Last time I checked, it takes a ton of time, money, dedication, supplies, and expertise-know-how to build a real house. And that's just mortar and bricks, people! Imagine how much more of a sacrifice it is to build genuine, God-honoring relationships within a family structure (a.k.a."house") while simultaneously doing all the nitty-gritty's that it takes to successfully "run" a household. It takes a work of the Lord's Spirit to do it all, and to do it all well. And that's what I want. Really, it's all I've ever wanted. I want wisdom that comes from the Lord. Wisdom that only comes through the stillness we plan for in our lives. With that wisdom from the Lord, I want to build my house. To build it, like the wise man did, on the Rock. Safe. Secure. And built well

So that's it. That's (one of) the reason(s) I'm a stay-at-home wife.

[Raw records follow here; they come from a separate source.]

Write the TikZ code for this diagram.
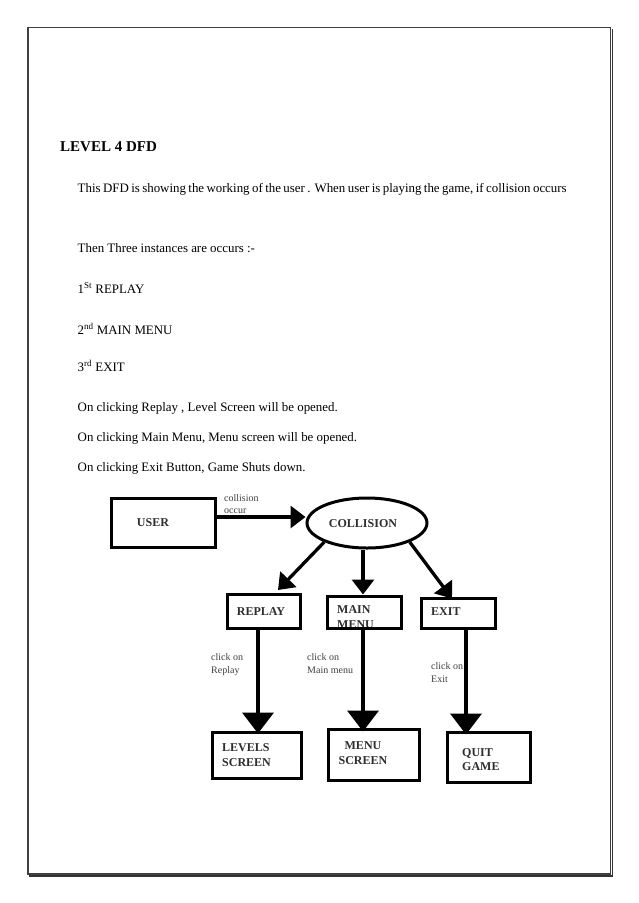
\documentclass[tikz,border=0pt]{standalone}
\usepackage{fontspec}
\setmainfont{Liberation Serif}
\usetikzlibrary{arrows.meta,shapes.geometric,calc}
\begin{document}
\begin{tikzpicture}[x=1pt,y=-1pt,
  body/.style={anchor=base west, inner sep=0pt, font=\fontsize{12.9}{15}\selectfont},
  box/.style={draw, line width=3pt, inner sep=0pt},
  btext/.style={inner sep=0pt, font=\bfseries\fontsize{12}{15}\selectfont, text=black!82},
  lbl/.style={inner sep=0pt, anchor=base west, align=left, text=black!75},
  arrA/.style={line width=3.3pt, -{Triangle[width=22pt,length=15pt]}},
  arrB/.style={line width=4pt, -{Triangle[width=31pt,length=21pt]}}]
\useasboundingbox (0,0) rectangle (638,903);
\fill[white] (0,0) rectangle (638,903);
% page frame
\draw[black!75, line width=1.1pt] (28,27.5) rectangle (610.5,874);
\draw[black!80, line width=1.3pt] (612.5,29) -- (612.5,876) -- (29,876);

% text
\node[body, font=\bfseries\fontsize{15}{18}\selectfont] (title) at (60,151) {LEVEL 4 DFD};
\node[body] (p1) at (77.5,192) {\makebox[489pt][s]{This DFD is showing the working of the user . When user is playing the game, if collision occurs}};
\node[body] (p2) at (77.5,252) {Then Three instances are occurs :-};
\node[body] (p3) at (77.5,293) {1\textsuperscript{St} REPLAY};
\node[body] (p4) at (77.5,334) {2\textsuperscript{nd} MAIN MENU};
\node[body] (p5) at (77.5,371) {3\textsuperscript{rd} EXIT};
\node[body] (p6) at (77.5,411) {On clicking Replay , Level Screen will be opened.};
\node[body] (p7) at (77.5,441) {On clicking Main Menu, Menu screen will be opened.};
\node[body] (p8) at (77.5,471) {On clicking Exit Button, Game Shuts down.};

% diagram boxes
\node[box, minimum width=104pt, minimum height=49pt] (user) at (163,522.5) {};
\node[btext] (usertxt) at (153,523) {USER};
\node[box, ellipse, minimum width=120pt, minimum height=50pt] (coll) at (367,523) {};
\node[btext] (colltxt) at (363,524) {COLLISION};

\node[box, minimum width=73pt, minimum height=34pt] (replay) at (263.5,611) {};
\node[btext] (replaytxt) at (261,612) {REPLAY};
\node[btext, align=left, anchor=north west] (mainmenutxt) at (337,605) {MAIN\\MENU};
\node[box, minimum width=74pt, minimum height=32pt] (mainmenu) at (364,612) {};
\node[box, minimum width=74pt, minimum height=30pt] (exit) at (458,613) {};
\node[btext, anchor=west] (exittxt) at (431,612) {EXIT};

\node[box, minimum width=89pt, minimum height=46pt] (levels) at (256.5,755) {};
\node[btext, align=left, anchor=north west] (levelstxt) at (222,743) {LEVELS\\SCREEN};
\node[box, minimum width=91pt, minimum height=51pt] (menuscr) at (373.5,754.5) {};
\node[btext, align=center, anchor=north] (menuscrtxt) at (363,741) {MENU\\SCREEN};
\node[box, minimum width=83pt, minimum height=50pt] (quit) at (488.5,757) {};
\node[btext, align=left, anchor=north west, font=\bfseries\fontsize{12}{14}\selectfont] (quittxt) at (462,748) {QUIT\\GAME};

% labels (base = baseline of last line)
\node[lbl, font=\fontsize{10}{12}\selectfont] (lcoll) at (224,513.5) {collision\\occur};
\node[lbl, font=\fontsize{10}{13}\selectfont] (lrep) at (211,673.5) {click on\\Replay};
\node[lbl, font=\fontsize{10}{13}\selectfont] (lmain) at (307,673.5) {click on\\Main menu};
\node[lbl, font=\fontsize{10}{12.5}\selectfont] (lexit) at (431,682) {click on\\Exit};

% connectors
\coordinate (yl) at (0,517);
\draw[arrA] (user.east |- yl) -- (coll.west |- yl);
\draw[arrA] (coll.204) -- ($(replay.north)+(14.5,-2.5)$);
\draw[arrA] ($(coll.south)+(-4,0)$) -- ($(mainmenu.north)+(-1,0)$);
\draw[arrA] (coll.336) -- ($(exit.north)+(-6,2)$);

\coordinate (s1) at ($(replay.south)+(-5.5,0)$);
\coordinate (e1) at ($(levels.north)+(0,3)$);
\coordinate (s2) at ($(mainmenu.south)+(-1,0)$);
\coordinate (e2) at ($(menuscr.north)+(0,4)$);
\coordinate (s3) at ($(exit.south)+(8,0)$);
\coordinate (e3) at ($(quit.north)+(0,4)$);
\draw[arrB] (s1) -- (s1 |- e1);
\draw[arrB] (s2) -- (s2 |- e2);
\draw[arrB] (s3) -- (s3 |- e3);
\end{tikzpicture}
\end{document}
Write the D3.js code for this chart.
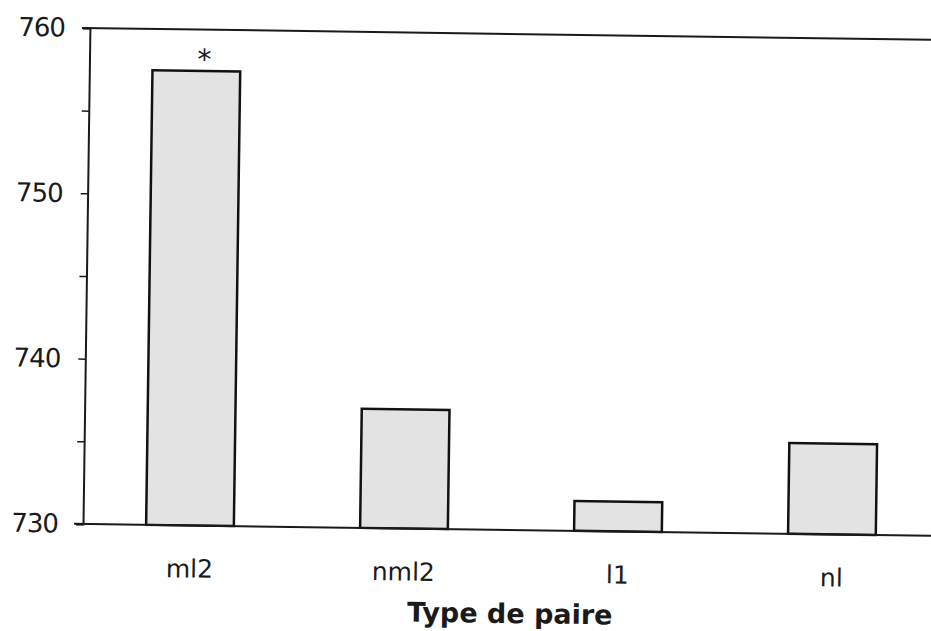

Not so others can look in and say, "How do you get your house so spotlessly-clean?!"

Or, "Wow, I didn't know one household (of only 2 people, mind you) could possibly consume all that spaghetti, chocolate chip cookies, etc.!"

Those accolades are far too trivial to live and move and breath by.

Ultimately, I'm a stay-at-home wife, so that God would infiltrate the stillness, restore my identity in Him, and establish the Hazard house as one that is built well, for now and for generations to come.